Minnesota applies the same standards to the term “joint legal custody” as nearly all other states. These are the major decisions determining the child's upbringing, including education, health care, and religious training. Minnesota defines the term “joint physical custody” as how “the routine daily care and control and the residence of the child is structured between the parties.”

A benefit to advocates of Shared Parenting is that Minnesota already has a rebuttable presumption that a parent is “entitled to receive at least 25 percent of the parenting time for the child.” A 50/50 presumption would be more fitting with maintaining the continuity of most households where the parents are married and living together. In addition to the parenting time presumption, there are two statutory rebuttable presumptions related to child custody. First, there is a rebuttable presumption that upon request of either or both parties, “joint legal custody is in the best interests of the child.” This is an advantage over many other states, like Indiana, who put the burden upon the moving party to show that it is in the child's best interest. Second there is a rebuttable presumption that joint legal or joint physical custody in not in the best interests of a child if there has been domestic abuse. The caution here is that although it is rebuttable, domestic violence definitions require no actual violence but merely the stated fear that it may occur.

Like Indiana, Minnesota has no statutory preference or presumption for or against awards of joint physical custody. However, historically Minnesota courts preferred not to award joint physical custody based on concerns about lack of routine and stability for children and parental inability to cooperate and resolve disputes. “Regularity in the daily routine of providing the child with food, sleep, and general care, as well as stability in the human factors affecting the child's emotional life and development, is essential, and it is difficult to attain this regularity and stability where a young child is shunted back and forth between two homes.” Kaehler v. Kaehler, 18 N.W.2d 312, 314 (1945)

While the courts have not expressly overruled the case law preference, some more recent cases do not recognize it. For example, in 2005 the Minnesota Court of Appeals stated that “[t]here is neither a statutory presumption disfavoring joint physical custody, nor is there a preference against joint physical custody if the district court finds that it is in the best interest of the child and the four joint custody factors support such a determination.” Schallinger v. Schallinger, 699 N. W.2d 15 (Minn. Ct. App. 2005).
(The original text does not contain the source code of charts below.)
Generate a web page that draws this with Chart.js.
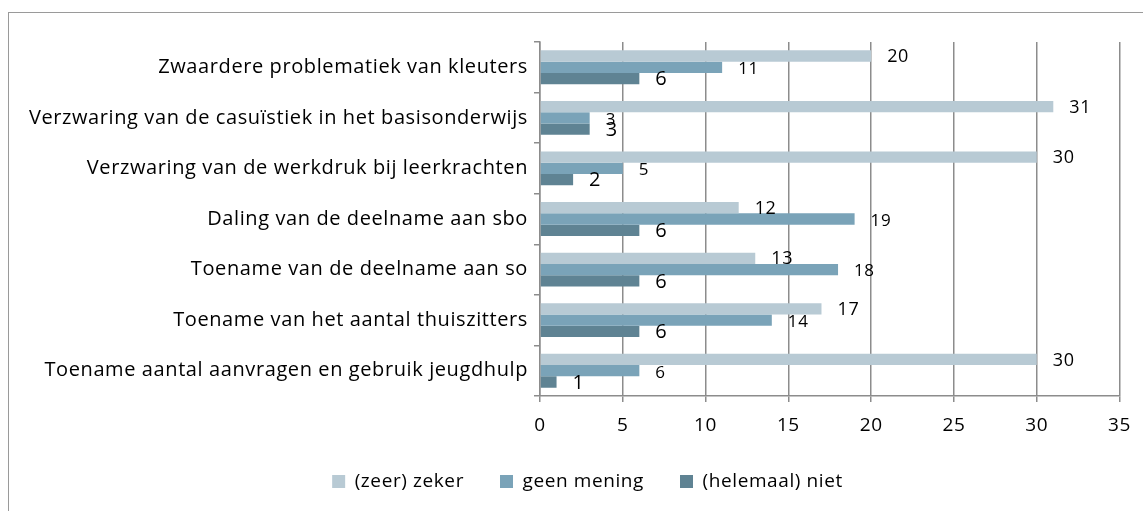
<!DOCTYPE html>
<html>
<head>
<meta charset="utf-8">
<script src="https://cdn.jsdelivr.net/npm/chart.js@4.4.0/dist/chart.umd.min.js"></script>
<style>
html,body{margin:0;padding:0;background:#fff;}
#wrap{position:absolute;left:0;top:0;width:1143px;height:511px;}
#frame{position:absolute;left:8px;top:12px;width:1140px;height:505px;border-left:1px solid #9a9a9a;border-top:1px solid #9a9a9a;}
</style>
</head>
<body>
<div id="frame"></div>
<div id="wrap"><canvas id="c" width="1143" height="511"></canvas></div>
<script>
const categories = [
  "Zwaardere problematiek van kleuters",
  "Verzwaring van de casuïstiek in het basisonderwijs",
  "Verzwaring van de werkdruk bij leerkrachten",
  "Daling van de deelname aan sbo",
  "Toename van de deelname aan so",
  "Toename van het aantal thuiszitters",
  "Toename aantal aanvragen en gebruik jeugdhulp"
];
const seriesNames = ["(zeer) zeker", "geen mening", "(helemaal) niet"];
const zeerZeker = [20, 31, 30, 12, 13, 17, 30];
const geenMening = [11, 3, 5, 19, 18, 14, 6];
const helemaalNiet = [6, 3, 2, 6, 6, 6, 1];
const xTicks = [0, 5, 10, 15, 20, 25, 30, 35];

const colors = ["#B8CAD4", "#7AA3B8", "#5F8393"];
const FONT = "'Open Sans', sans-serif";
const SPACING = '0.6px';
const labelSizes = [18, 17, 20];
const labelDy = [1, 2, 1];

const spacingPlugin = {
  id: 'spacing',
  beforeUpdate(chart) { chart.ctx.letterSpacing = SPACING; },
  beforeLayout(chart) { chart.ctx.letterSpacing = SPACING; },
  afterLayout(chart) {
    if (chart.legend) { chart.legend.left += 27; chart.legend.right += 27; }
  },
  beforeDraw(chart) { chart.ctx.letterSpacing = SPACING; }
};

const labelPlugin = {
  id: 'barLabels',
  afterDatasetsDraw(chart) {
    const ctx = chart.ctx;
    ctx.save();
    ctx.fillStyle = '#000';
    ctx.textBaseline = 'middle';
    ctx.textAlign = 'left';
    chart.data.datasets.forEach((ds, di) => {
      const meta = chart.getDatasetMeta(di);
      ctx.font = labelSizes[di] + 'px ' + FONT;
      meta.data.forEach((bar, i) => {
        ctx.fillText(String(ds.data[i]), bar.x + 16, bar.y + labelDy[di]);
      });
    });
    ctx.restore();
  }
};

new Chart(document.getElementById('c'), {
  type: 'bar',
  data: {
    labels: categories,
    datasets: [
      { label: seriesNames[0], data: zeerZeker, backgroundColor: colors[0] },
      { label: seriesNames[1], data: geenMening, backgroundColor: colors[1] },
      { label: seriesNames[2], data: helemaalNiet, backgroundColor: colors[2] }
    ]
  },
  options: {
    indexAxis: 'y',
    responsive: false,
    animation: false,
    devicePixelRatio: 1,
    layout: { padding: { left: 0, right: 22, top: 42, bottom: 10 } },
    datasets: { bar: { categoryPercentage: 0.67, barPercentage: 1.0 } },
    scales: {
      x: {
        min: 0, max: 35,
        afterBuildTicks(scale) { scale.ticks = xTicks.map(v => ({ value: v })); },
        grid: { color: '#8c8c8c', lineWidth: 1.5, tickLength: 6, drawTicks: true },
        border: { color: '#8c8c8c', width: 1.5 },
        ticks: { color: '#000', font: { family: FONT, size: 19 }, padding: 12 },
        afterFit(scale) { scale.height = 40; }
      },
      y: {
        grid: { display: true, drawOnChartArea: false, offset: true, color: '#8c8c8c', lineWidth: 1.5, tickLength: 6 },
        border: { color: '#8c8c8c', width: 1.5 },
        ticks: { color: '#000', font: { family: FONT, size: 20 }, padding: 6 },
        afterFit(scale) { scale.width = 540; }
      }
    },
    plugins: {
      legend: {
        position: 'bottom',
        labels: { color: '#000', font: { family: FONT, size: 19 }, boxWidth: 13, boxHeight: 13, padding: 36 }
      },
      tooltip: { enabled: false }
    }
  },
  plugins: [spacingPlugin, labelPlugin]
});
</script>
</body>
</html>
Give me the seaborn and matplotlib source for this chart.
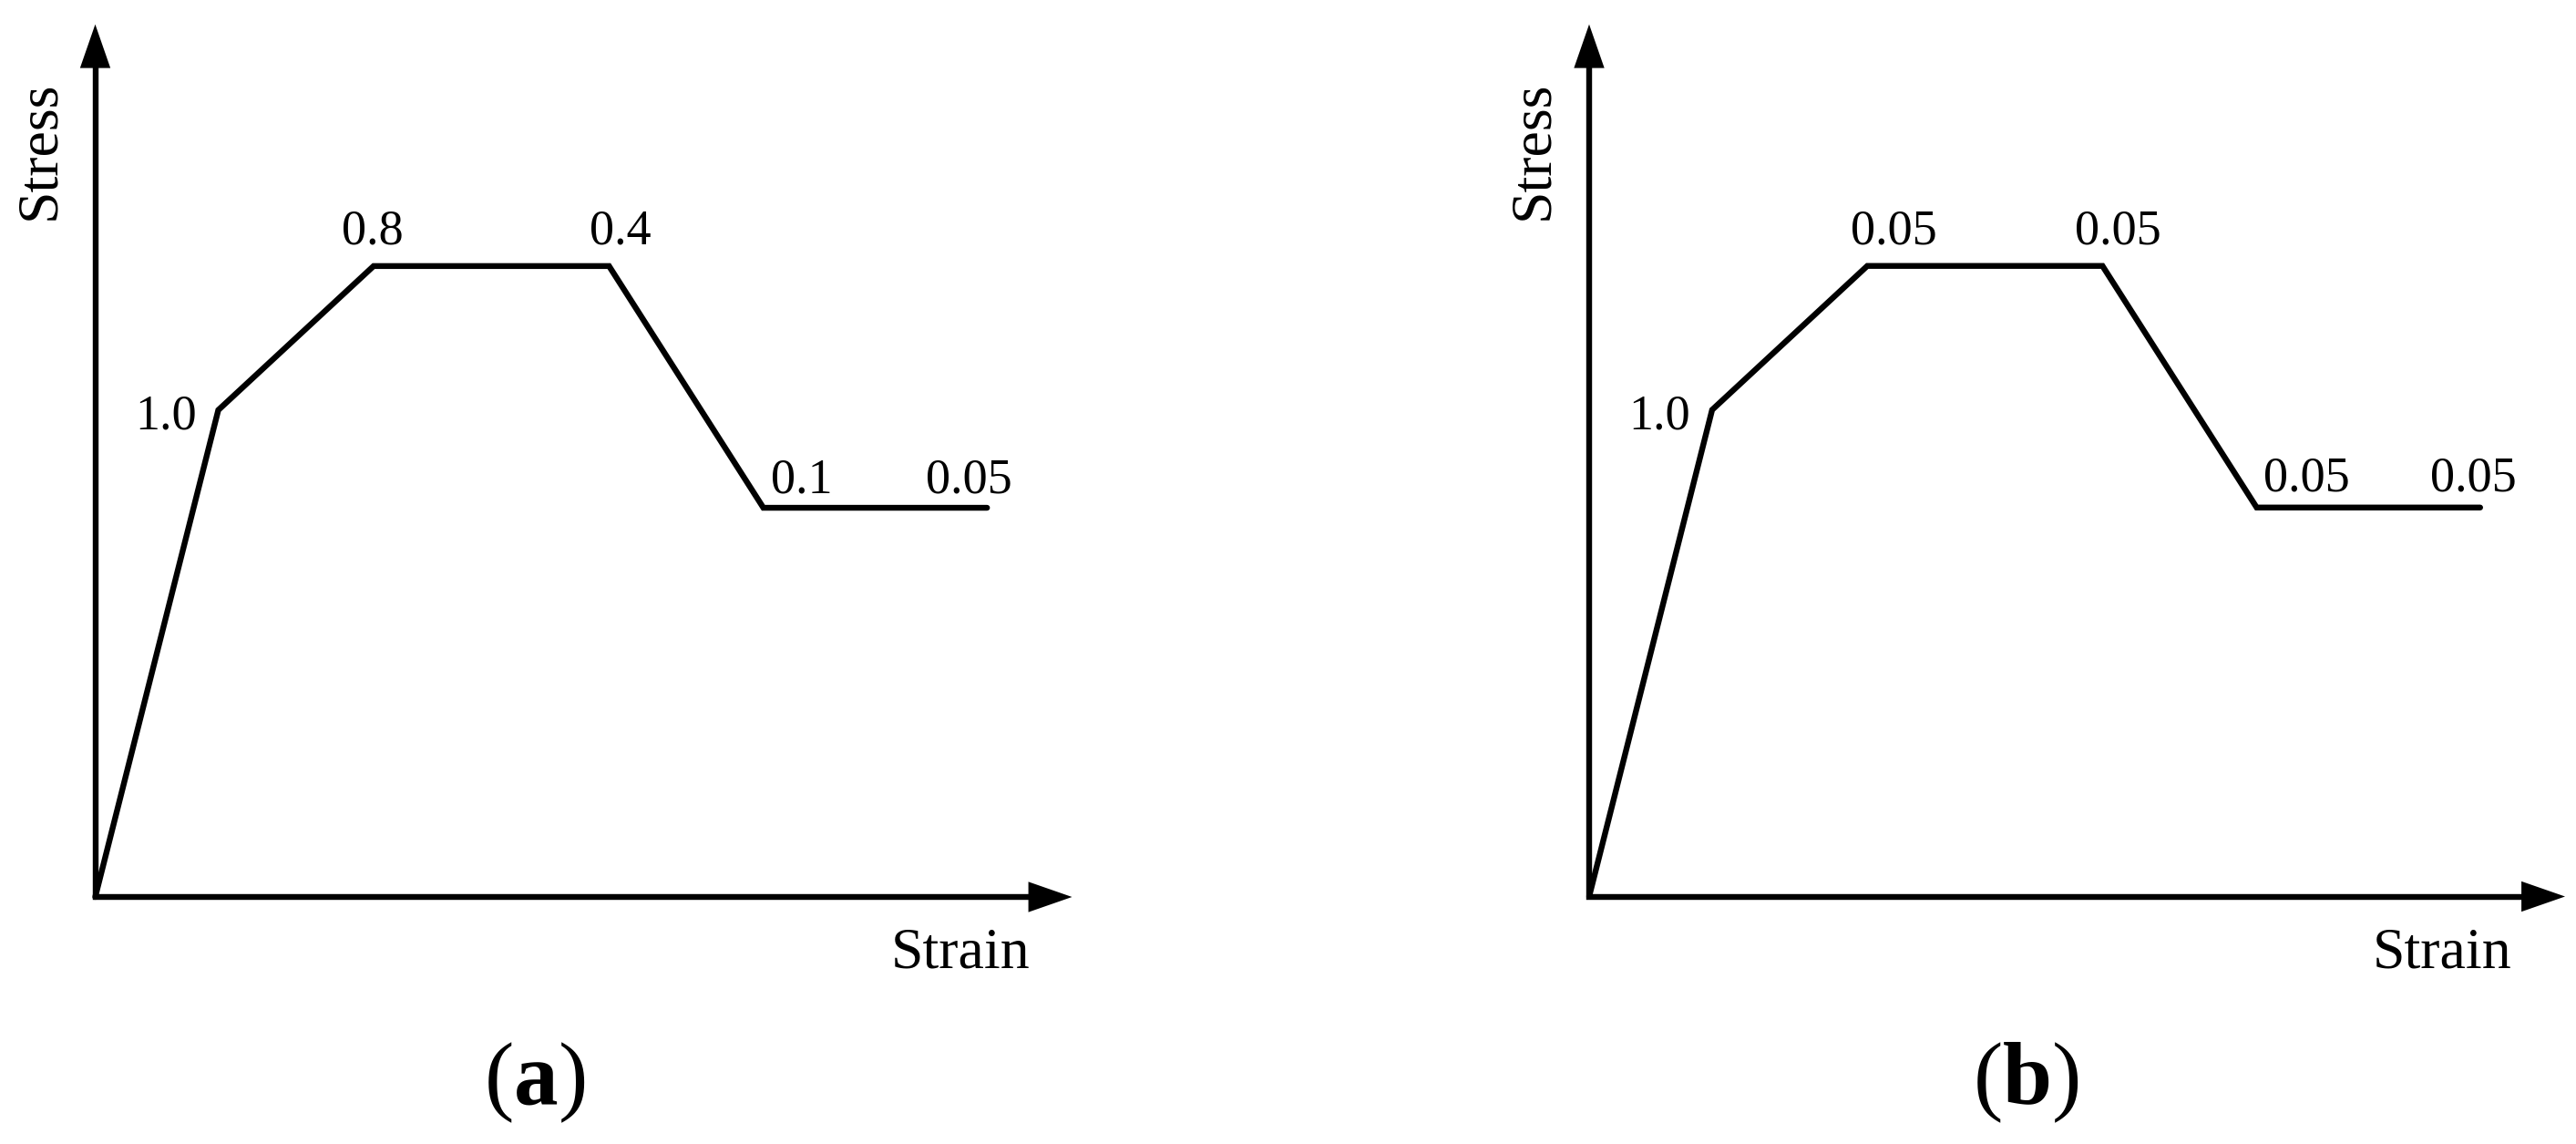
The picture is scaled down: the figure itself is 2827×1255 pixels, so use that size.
import matplotlib
matplotlib.use("Agg")
import matplotlib.pyplot as plt
import seaborn as sns
import pandas as pd

# ---- data (normalized strain / stress, axes run 0..10) ----
strain = [0.0, 1.26, 2.85, 5.26, 6.84, 9.13]
stress = [0.0, 5.58, 7.23, 7.23, 4.46, 4.46]
labels_a = ["1.0", "0.8", "0.4", "0.1", "0.05"]
labels_b = ["1.0", "0.05", "0.05", "0.05", "0.05"]
panel_tags = ["a", "b"]
x_label = "Strain"
y_label = "Stress"

# ---- styling ----
sns.set_theme(style="white")
plt.rcParams["font.family"] = ["Liberation Serif", "DejaVu Serif"]
plt.rcParams["mathtext.fontset"] = "custom"
plt.rcParams["mathtext.rm"] = "Liberation Serif"
plt.rcParams["mathtext.bf"] = "Liberation Serif:bold"

W, H = 2827, 1255
DPI = 100
fig = plt.figure(figsize=(W / DPI, H / DPI), dpi=DPI)
fig.patch.set_facecolor("white")

LW = 4.6
NUM_FS = 39
AX_FS = 46
TAG_FS = 70

# per-panel layout in pixels: origin x, origin y, x-tip, y-tip
panels = [
    dict(ox=104.5, oy=984.0, tipx=1176.5, tipy=26.7, labels=labels_a,
         offsets=[(-58, -21), (-1, 24), (12, 24), (42, 17), (-20, 17)],
         stress_x=73, strain_right=1130, tag_x=587),
    dict(ox=1744.0, oy=983.5, tipx=2815.0, tipy=26.7, labels=labels_b,
         offsets=[(-58, -21), (29, 24), (17, 24), (55, 18), (-7, 18)],
         stress_x=1712, strain_right=2757, tag_x=2223),
]

for p, tag in zip(panels, panel_tags):
    left = p["ox"] / W
    bottom = (H - p["oy"]) / H
    width = (p["tipx"] - p["ox"]) / W
    height = (p["oy"] - p["tipy"]) / H
    ax = fig.add_axes([left, bottom, width, height])
    ax.set_xlim(0, 10)
    ax.set_ylim(0, 10)
    ax.set_axis_off()

    # axes lines (L shape) stopping under the arrow heads
    ax.plot([0, 0, 9.7], [9.7, 0, 0], color="black", lw=LW,
            solid_joinstyle="miter", solid_capstyle="butt", clip_on=False)
    # arrow heads
    for xy in [(10, 0), (0, 10)]:
        start = (9.0, 0) if xy[0] == 10 else (0, 9.0)
        ax.annotate("", xy=xy, xytext=start,
                    arrowprops=dict(arrowstyle="-|>,head_length=3.45,head_width=1.2",
                                    mutation_scale=10, lw=0, color="black",
                                    shrinkA=0, shrinkB=0),
                    annotation_clip=False)

    # stress-strain curve
    df = pd.DataFrame({"strain": strain, "stress": stress})
    sns.lineplot(data=df, x="strain", y="stress", ax=ax, sort=False,
                 color="black", lw=LW, estimator=None)
    for line in ax.lines[-1:]:
        line.set_solid_joinstyle("miter")
        line.set_clip_on(False)
    ax.set_axis_off()

    # point labels
    for (xv, yv), lab, (dx, dy) in zip(list(zip(strain, stress))[1:],
                                       p["labels"], p["offsets"]):
        ax.annotate(lab, xy=(xv, yv), xytext=(dx, dy), textcoords="offset pixels",
                    ha="center", va="baseline", fontsize=NUM_FS, color="black",
                    annotation_clip=False)

    # axis titles
    fig.text(p["stress_x"] / W, 1 - 164.5 / H, y_label, rotation=90,
             ha="right", va="center", fontsize=AX_FS, color="black")
    fig.text(p["strain_right"] / W, 1 - 1061.7 / H, x_label,
             ha="right", va="baseline", fontsize=AX_FS, color="black")
    # panel tag
    fig.text(p["tag_x"] / W, 1 - 1211.7 / H, r"($\mathbf{" + tag + r"}$)",
             ha="center", va="baseline", fontsize=TAG_FS, color="black")

fig.savefig("out.png", dpi=DPI, facecolor="white")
Nevertheless, because old case law disfavoring joint physical custody may continue to impact trial courts’ decisions, some Study Group members expressed concern about the potentially unsettled state of the case law.

Lack of Data on Minnesota Child Custody presents problems for the study group -

Lack of data collection concerning Minnesota child custody outcomes posed a major roadblock for the Study Group in completing its work. The Study Group had particular data which it wanted to consider but there is no collection process for this data. It therefore, may be necessary to seek a mandate for data collection prior to seeking presumptive joint custody in your jurisdiction. Seven data sets that the group wanted to see where;
(1) the frequency of sole and joint physical custody settlements and awards;
(2) whether the frequency of sole and joint physical custody awards has changed over time;
(3) the rate at which mothers and fathers obtain sole and joint physical custody;
(4) whether sole or joint physical outcomes are associated with geographic location, representation by attorneys, settlement or judicial decision, marital status, socioeconomic status, and/or family ethnicity and cultural background;
(5) which issues are most likely to be settled or contested;
(6) characteristics of parents involved in contested proceedings; and
(7) the frequency of modification and enforcement proceedings associated with sole and joint physical custody outcomes.

The only relevant Minnesota research found by Study Group members compared custodial
outcomes in 1986 and 1999, in the context of a study on child support. The authors reported that in 1986, six percent of the cases sampled involved the outcome of joint physical custody but that by 1999, the number of joint physical custody outcomes increased to twenty-three percent. Both data sets were provided by Kathryn D. Rettig & Kerry Kriener-Althen, Consequences of Minnesota Child Support Guidelines for Children of Divorced Parents, FALL 2003 CURA REPORTER 10, (2003). That study was useful in that it documented the trend of increasing use of joint physical custody between 1986 and 1999, but it did not address child custody outcomes between 1999 and the present.

Perceived Strengths and Weaknesses of the Current System -

he study group used anecdotal evidence from public submissions as well as their own experiences and opinions to come up with the two list below. The first list what study group members thought to be strengths while the other list perceived weaknesses.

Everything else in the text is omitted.